This is a true story. As I discussed this situation, I thought immediately that I should be writing this down. I have a young adult client named TJ. I also have an old guitar in my studio. I’m not exactly sure where it came from, probably a relative whose attic needed cleaning. I took the nearly useless guitar, thinking that even if I couldn’t use it (which I thought I probably could) as something that could take a beating, I would utilize it as a wall decoration. It was missing the bridge, and after I re-glued the bottom and a crack in the body, I asked my son to restring and re-engineer it, telling him know not to sink much time or money into this. After all, its best possibilities were wall decoration or an item to pluck or strum for fine motor work. There was little hope for sound. After my son engineered it to functioning ability (for fine motor work ONLY), the strings vibrated so much that no string had an actual tone. They all just rumbled, although it did go well with my decor.

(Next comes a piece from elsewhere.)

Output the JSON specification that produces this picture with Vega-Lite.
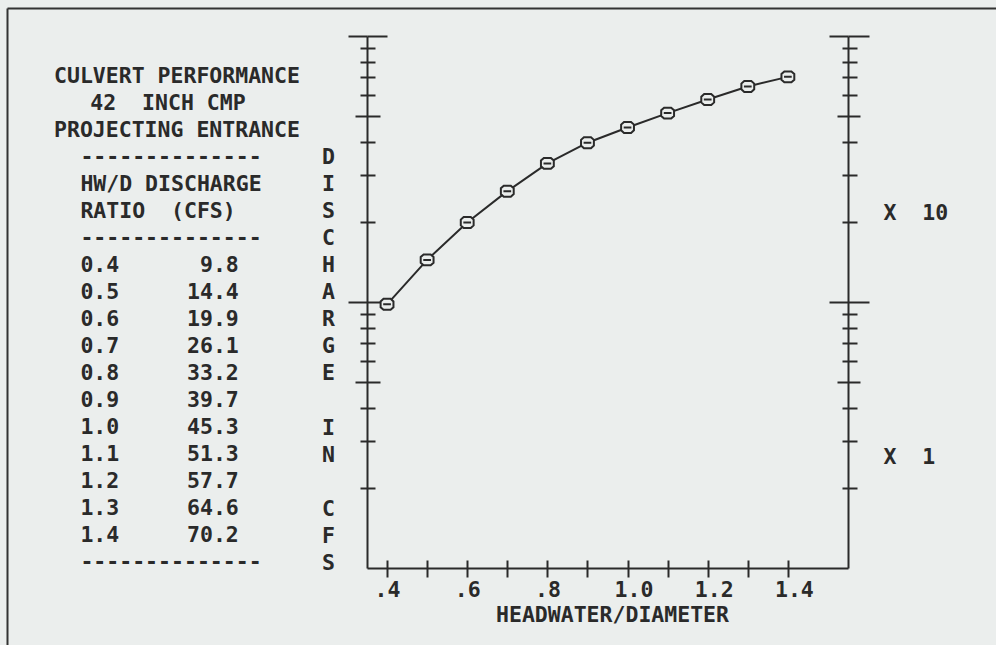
{
  "$schema": "https://vega.github.io/schema/vega-lite/v6.json",
  "width": 481,
  "height": 532,
  "autosize": "none",
  "padding": {"left": 367, "top": 36, "right": 148, "bottom": 77},
  "background": "#ebeeed",
  "config": {
    "view": {"stroke": null},
    "axis": {
      "labelFont": "DejaVu Sans Mono", "labelFontWeight": "bold", "labelFontSize": 21.5, "labelColor": "#2a2a2a",
      "titleFont": "DejaVu Sans Mono", "titleFontWeight": "bold", "titleFontSize": 21.5, "titleColor": "#2a2a2a",
      "domainColor": "#2a2a2a", "domainWidth": 2, "tickColor": "#2a2a2a", "tickWidth": 2,
      "gridColor": "#2a2a2a", "gridWidth": 2, "gridOpacity": 1
    }
  },
  "datasets": {
    "culvert": [
      {"hw": 0.4, "q": 9.8}, {"hw": 0.5, "q": 14.4}, {"hw": 0.6, "q": 19.9}, {"hw": 0.7, "q": 26.1},
      {"hw": 0.8, "q": 33.2}, {"hw": 0.9, "q": 39.7}, {"hw": 1.0, "q": 45.3}, {"hw": 1.1, "q": 51.3},
      {"hw": 1.2, "q": 57.7}, {"hw": 1.3, "q": 64.6}, {"hw": 1.4, "q": 70.2}
    ],
    "header": [
      {"line": 1, "text": "CULVERT PERFORMANCE"},
      {"line": 2, "text": "42\u00a0\u00a0INCH CMP"},
      {"line": 3, "text": "PROJECTING ENTRANCE"},
      {"line": 4, "text": "--------------"},
      {"line": 5, "text": "HW/D DISCHARGE"},
      {"line": 6, "text": "RATIO\u00a0\u00a0(CFS)"},
      {"line": 7, "text": "--------------"},
      {"line": 19, "text": "--------------"}
    ]
  },
  "resolve": {"scale": {"x": "independent", "y": "independent"}, "axis": {"x": "independent", "y": "independent"}},
  "layer": [
    {
      "data": {"name": "culvert"},
      "resolve": {"axis": {"y": "independent", "x": "independent"}},
      "layer": [
        {
          "mark": {"type": "line", "color": "#2a2a2a", "strokeWidth": 2},
          "encoding": {
            "x": {
              "field": "hw", "type": "quantitative",
              "scale": {"type": "linear", "domain": [0.35, 1.55], "nice": false, "zero": false},
              "axis": {
                "orient": "bottom",
                "values": [0.4, 0.5, 0.6, 0.7, 0.8, 0.9, 1.0, 1.1, 1.2, 1.3, 1.4],
                "tickSize": 9,
                "labelExpr": "round(datum.value*10) % 2 == 0 ? (datum.value < 0.95 ? replace(format(datum.value, '.1f'), '0.', '.') : format(datum.value, '.1f')) : ''",
                "labelBaseline": "middle", "labelPadding": 13, "labelAlign": "center",
                "labelFlush": false, "labelOverlap": false,
                "labelOffset": {"condition": {"test": "datum.value >= 0.95", "value": 6}, "value": 0},
                "grid": true, "gridDash": [0, 524, 9, 3000],
                "title": "HEADWATER/DIAMETER",
                "titleX": 245, "titleY": 47, "titleAlign": "center", "titleBaseline": "middle", "titleAngle": 0
              }
            },
            "y": {
              "field": "q", "type": "quantitative",
              "scale": {"type": "log", "domain": [1, 100], "nice": false},
              "axis": {
                "orient": "left",
                "values": [2, 3, 4, 5, 6, 7, 8, 9, 10, 20, 30, 40, 50, 60, 70, 80, 90, 100],
                "labels": false,
                "tickSize": {"condition": [
                  {"test": "datum.value == 10 || datum.value == 100", "value": 19},
                  {"test": "datum.value == 5 || datum.value == 50", "value": 12}
                ], "value": 7},
                "grid": true,
                "gridDash": {"condition": [
                  {"test": "datum.value == 10 || datum.value == 100", "value": [20, 442, 19, 3000]},
                  {"test": "datum.value == 5 || datum.value == 50", "value": [13, 457, 11, 3000]}
                ], "value": [8, 467, 6, 3000]},
                "title": ["D", "I", "S", "C", "H", "A", "R", "G", "E"],
                "titleAngle": 0, "titleAlign": "center", "titleBaseline": "middle",
                "titleX": -39, "titleY": 121, "titleLineHeight": 27.1
              }
            }
          }
        },
        {
          "mark": {
            "type": "point",
            "shape": "M-0.55,-0.85L0.55,-0.85L1,-0.45L1,0.45L0.55,0.85L-0.55,0.85L-1,0.45L-1,-0.45Z M-0.6,0L0.6,0",
            "size": 165, "filled": true, "fill": "#ebeeed", "stroke": "#2a2a2a", "strokeWidth": 2, "opacity": 1
          },
          "encoding": {
            "x": {"field": "hw", "type": "quantitative", "scale": {"type": "linear", "domain": [0.35, 1.55], "nice": false, "zero": false}, "axis": null},
            "y": {
              "field": "q", "type": "quantitative",
              "scale": {"type": "log", "domain": [1, 100], "nice": false},
              "axis": {
                "orient": "right",
                "values": [2, 3, 4, 5, 6, 7, 8, 9, 10, 20, 30, 40, 50, 60, 70, 80, 90, 100],
                "labels": false, "grid": false,
                "tickSize": {"condition": [
                  {"test": "datum.value == 10 || datum.value == 100", "value": 21},
                  {"test": "datum.value == 5 || datum.value == 50", "value": 12}
                ], "value": 9},
                "title": ["X\u00a0\u00a010", "X\u00a0\u00a01"],
                "titleAngle": 0, "titleAlign": "left", "titleBaseline": "middle",
                "titleX": 35, "titleY": 177, "titleLineHeight": 244
              }
            }
          }
        }
      ]
    },
    {
      "data": {"name": "header"},
      "transform": [{"filter": "datum.line == 1 || datum.line == 3"}],
      "mark": {"type": "text", "align": "left", "baseline": "middle", "font": "DejaVu Sans Mono", "fontWeight": "bold", "fontSize": 21.5, "color": "#2a2a2a"},
      "encoding": {
        "x": {
          "datum": 0, "type": "quantitative",
          "scale": {"domain": [-3.5606, 71.3636], "range": [-360, 629], "nice": false, "zero": false},
          "axis": {
            "orient": "top", "offset": 28, "domain": true, "domainWidth": 2, "domainColor": "#333333",
            "ticks": false, "labels": false, "grid": false,
            "title": ["C", "F", "S"],
            "titleAngle": 0, "titleAlign": "center", "titleBaseline": "middle",
            "titleX": -39, "titleY": 501.5, "titleLineHeight": 27.1
          }
        },
        "y": {
          "field": "line", "type": "quantitative",
          "scale": {"domain": [-1.5556, 22.037], "range": [-28, 609], "nice": false, "zero": false},
          "axis": {
            "orient": "left", "offset": 360, "domain": true, "domainWidth": 2, "domainColor": "#333333",
            "ticks": false, "labels": false, "grid": false,
            "title": ["I", "N"],
            "titleAngle": 0, "titleAlign": "center", "titleBaseline": "middle",
            "titleX": 321, "titleY": 392.4, "titleLineHeight": 27.1
          }
        },
        "text": {"field": "text"}
      }
    },
    {
      "data": {"name": "header"},
      "transform": [{"filter": "datum.line == 2"}],
      "mark": {"type": "text", "align": "left", "baseline": "middle", "font": "DejaVu Sans Mono", "fontWeight": "bold", "fontSize": 21.5, "color": "#2a2a2a"},
      "encoding": {
        "x": {"datum": 2.75, "type": "quantitative", "scale": {"domain": [-3.5606, 71.3636], "range": [-360, 629], "nice": false, "zero": false}, "axis": null},
        "y": {"field": "line", "type": "quantitative", "scale": {"domain": [-1.5556, 22.037], "range": [-28, 609], "nice": false, "zero": false}, "axis": null},
        "text": {"field": "text"}
      }
    },
    {
      "data": {"name": "header"},
      "transform": [{"filter": "datum.line >= 4"}],
      "mark": {"type": "text", "align": "left", "baseline": "middle", "font": "DejaVu Sans Mono", "fontWeight": "bold", "fontSize": 21.5, "color": "#2a2a2a"},
      "encoding": {
        "x": {"datum": 2, "type": "quantitative", "scale": {"domain": [-3.5606, 71.3636], "range": [-360, 629], "nice": false, "zero": false}, "axis": null},
        "y": {"field": "line", "type": "quantitative", "scale": {"domain": [-1.5556, 22.037], "range": [-28, 609], "nice": false, "zero": false}, "axis": null},
        "text": {"field": "text"}
      }
    },
    {
      "data": {"name": "culvert"},
      "mark": {"type": "text", "align": "left", "baseline": "middle", "font": "DejaVu Sans Mono", "fontWeight": "bold", "fontSize": 21.5, "color": "#2a2a2a"},
      "encoding": {
        "x": {"datum": 2, "type": "quantitative", "scale": {"domain": [-3.5606, 71.3636], "range": [-360, 629], "nice": false, "zero": false}, "axis": null},
        "y": {"field": "hw", "type": "quantitative", "scale": {"domain": [0.4, 1.4], "range": [230, 500], "nice": false, "zero": false}, "axis": null},
        "text": {"field": "hw", "type": "quantitative", "format": ".1f"}
      }
    },
    {
      "data": {"name": "culvert"},
      "mark": {"type": "text", "align": "right", "baseline": "middle", "font": "DejaVu Sans Mono", "fontWeight": "bold", "fontSize": 21.5, "color": "#2a2a2a"},
      "encoding": {
        "x": {"datum": 14, "type": "quantitative", "scale": {"domain": [-3.5606, 71.3636], "range": [-360, 629], "nice": false, "zero": false}, "axis": null},
        "y": {"field": "hw", "type": "quantitative", "scale": {"domain": [0.4, 1.4], "range": [230, 500], "nice": false, "zero": false}, "axis": null},
        "text": {"field": "q", "type": "quantitative", "format": ".1f"}
      }
    }
  ]
}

My client TJ has learned to enjoy trying new things and often scans my room for any new instrument to explore. His exploring is true musical exploring, not a childish whim. One day, possibly a little frustrated at the lack of new instruments, he asked for the guitar on the wall. I have plenty of guitars for him, from acoustics to electrics to acoustic-electrics, not to mention the same variation of basses. I handed TJ the guitar, warning him about the sound. After he strummed it once, I tried tuning it to see if this might possibly help. Tuning this guitar was more like a “general approximation” of a pitch. That day, TJ began to refer to that guitar as “Grumpy Guitar.” Since then, TJ has asked for the guitar just a couple of times. Each time, it was “tuned” first and played briefly. The only time it was ever heard was at TJ’s request.
This week, TJ asked again. I went through the same routine of “tuning.” The 4th string gave me some trouble. I waited for the string to fly off as I used all my strength to turn the knob ever so slightly. Surprisingly, each string tuned to the note. It wasn’t perfect, but for the first time I could play chords of the Grumpy Guitar. TJ repeatedly said to me, “But why, Mrs. Morris?” as he constantly refers to me. ‘Why is it working now?” I replied, “TJ, I guess it just needed someone to allow it to sing a little.” The guitar felt a little better each time. I told TJ that the Grumpy Guitar could now sing, thanks to him for giving the Grumpy Guitar a chance. TJ still insisted repeatedly that it could use a coat of paint.